Although Jason remained somewhat skeptical for a few more sessions, this brief conversation was enough to get the ball rolling so that we could begin our exposure work together and watch this corrective learning slowly but surely begin to unfold. 

Staying the Course

One of the most effective strategies for maximizing new learning is to have clients acknowledge the possibility of their feared outcomes. This “leaning in” process makes it harder for mental rituals to hijack exposures and gives clients practice sitting with and tolerating anxiety-provoking thoughts.

During one of our sessions, Anne sat in her mom’s chair while saying out loud, “because I’m sitting in my mom’s chair, I could turn into my mom,” again and again, for roughly 30 minutes. Boring as this may seem, the prolonged repetition was incredibly useful for Anne as it made it harder for mental rituals to sneak in, and helped Anne accept that her feared outcome could—not necessarily would—happen.

Another useful strategy for increasing distress tolerance is to simply remind clients that our goal isn’t to eliminate their discomfort, since fear is necessary for growing courage. Viewed in this light, clients are often able to see the value in their distress, which can, in turn, enable them to begin developing a new relationship with it.

It’s worth mentioning here that it’s not uncommon for clients to leave my office feeling intensely anxious after our sessions. Indeed, Anne often said goodbye to me while in tears and shaking. Obviously, this was not easy for me, as I cared deeply for Anne and only wanted to help her. Reminding myself of why we were doing this work was critical and helped me hold space for her distress.

In fact, over the years, I’ve come to think of my confidence in exposure as the wind in my client’s sails. If I’m shaky in my convictions about whether my clients can tolerate distress, they likely aren’t going to get anywhere. However, if I can exude nothing but confidence in their ability to handle even the hardest exposures, it’s almost as if there’s nothing they can’t do.

Living with Anxiety

Thankfully, although her distress was not easy for Anne to sit with, after years of trying to avoid and minimize her anxiety, she was willing to give this new, counterintuitive approach of living with her anxiety a try.
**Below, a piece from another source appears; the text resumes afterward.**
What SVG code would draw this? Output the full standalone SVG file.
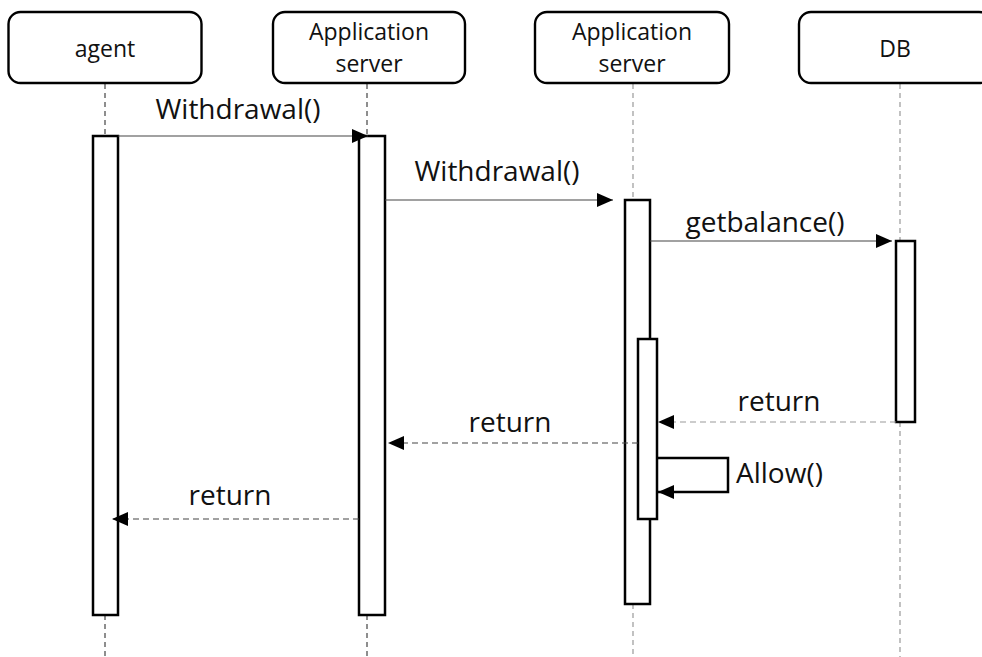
<svg xmlns="http://www.w3.org/2000/svg" width="982" height="657" viewBox="0 0 982 657">
<style>
.hdr{fill:#fff;stroke:#000;stroke-width:2.4}
.ht{font-family:"Open Sans","Liberation Sans",sans-serif;font-size:23px;fill:#111;text-anchor:middle}
.mt{font-family:"Open Sans","Liberation Sans",sans-serif;font-size:28px;fill:#111;text-anchor:middle}
.life{stroke:#444;stroke-width:1.2;stroke-dasharray:5,4;fill:none}
.life2{stroke:#999;stroke-width:1.2;stroke-dasharray:5,4;fill:none}
.bar{fill:#fff;stroke:#000;stroke-width:2.5}
.msg{stroke:#444;stroke-width:1.2;fill:none}
.ret{stroke:#444;stroke-width:1.2;stroke-dasharray:6,4;fill:none}
.ret2{stroke:#999;stroke-width:1.2;stroke-dasharray:6,4;fill:none}
</style>
<defs>
<marker id="ah" markerUnits="userSpaceOnUse" markerWidth="16" markerHeight="14" refX="16" refY="7" orient="auto">
<path d="M0,0 L16,7 L0,14 z" fill="#000"/>
</marker>
</defs>
<rect width="982" height="657" fill="#fff"/>
<g id="lifelines">
<path class="life" d="M105,84 V136 M105,615 V657"/>
<path class="life" d="M367,84 V136 M367,615 V657"/>
<path class="life2" d="M633,84 V200 M633,604 V657"/>
<path class="life2" d="M900,84 V241 M900,422 V657"/>
</g>
<g id="agent">
<rect class="hdr" x="8.5" y="12" width="193" height="71" rx="12"/>
<text class="ht" x="105" y="57">agent</text>
<rect class="bar" x="93" y="136" width="25" height="479"/>
</g>
<g id="appserver1">
<rect class="hdr" x="273" y="12" width="192" height="71" rx="12"/>
<text class="ht" x="369" y="40">Application</text>
<text class="ht" x="369" y="72">server</text>
<rect class="bar" x="359" y="136" width="26" height="479"/>
</g>
<g id="appserver2">
<rect class="hdr" x="535" y="12" width="194" height="71" rx="12"/>
<text class="ht" x="632" y="40">Application</text>
<text class="ht" x="632" y="72">server</text>
<rect class="bar" x="625" y="200" width="25" height="404"/>
<rect class="bar" x="638" y="339" width="19" height="180"/>
</g>
<g id="db">
<rect class="hdr" x="799" y="12" width="192" height="71" rx="12"/>
<text class="ht" x="895" y="57">DB</text>
<rect class="bar" x="896" y="241" width="19" height="181"/>
</g>
<g id="connectors">
<line class="msg" x1="118" y1="136" x2="368" y2="136" marker-end="url(#ah)"/>
<text class="mt" x="238" y="119">Withdrawal()</text>
<line class="msg" x1="385" y1="200" x2="613" y2="200" marker-end="url(#ah)"/>
<text class="mt" x="497" y="181">Withdrawal()</text>
<line class="msg" x1="650" y1="241" x2="892" y2="241" marker-end="url(#ah)"/>
<text class="mt" x="765" y="232">getbalance()</text>
<line class="ret2" x1="896" y1="422" x2="658" y2="422" marker-end="url(#ah)"/>
<text class="mt" x="779" y="411">return</text>
<line class="ret" x1="638" y1="443" x2="388" y2="443" marker-end="url(#ah)"/>
<text class="mt" x="510" y="432">return</text>
<polyline points="657,458 728,458 728,492 658,492" fill="none" stroke="#000" stroke-width="2.5" marker-end="url(#ah)"/>
<text class="mt" x="736" y="483" style="text-anchor:start">Allow()</text>
<line class="ret" x1="359" y1="519" x2="112" y2="519" marker-end="url(#ah)"/>
<text class="mt" x="230" y="505">return</text>
</g>
</svg>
Given that Anne’s OCD often morphed and changed throughout her treatment (as is typical for OCD), we spent a number of weeks targeting each of her many obsessions by doing exposures designed to trigger these obsessions and thus make her feel anxious. These obsessions included not only fears of emotional contamination, but also fears of harming herself and others, as well as “just right” concerns. Although what we targeted varied from week to week, our welcoming approach to distress remained consistent.

Whether sitting in her mom’s chair, chopping vegetables with knives, or doing things the “wrong” way at work, Anne’s job was to intentionally bring on her anxiety as often as possible without doing anything to make it go away. And when her anxiety would begin to decline on its own during an exposure, she’d up the ante by making the exposure harder in some way, when possible. In fact, I instructed Anne to see each moment of anxiety as a critical choice point. She could either give in to her urges to ritualize or avoid and fuel her OCD, or she could lean into her discomfort with exposure statements aimed to increase (or at least maintain) her anxiety and strengthen her muscles for tolerating distress.

A New Kind of Freedom

As you might guess, Anne’s treatment was anything but easy, and included many great gains followed by steep and disappointing backslides. On some days, coming to session and doing exposures was the last thing that Anne wanted to do. And at times, accepting that her feared outcomes could happen seemed too overwhelming to bear.

Thankfully, Anne’s determination to overcome her OCD was strong enough to carry her through just about all of those toughest of days. With time, she learned that she could tolerate whatever OCD threw her way, and eventually anxiety played less of a role in her life, becoming like the background noise of a fan blowing in the distance. She’s very much aware that her OCD will never be gone for good, and she also knows that she now has the tools to effectively respond to it, regardless of when or how it shows up in her life.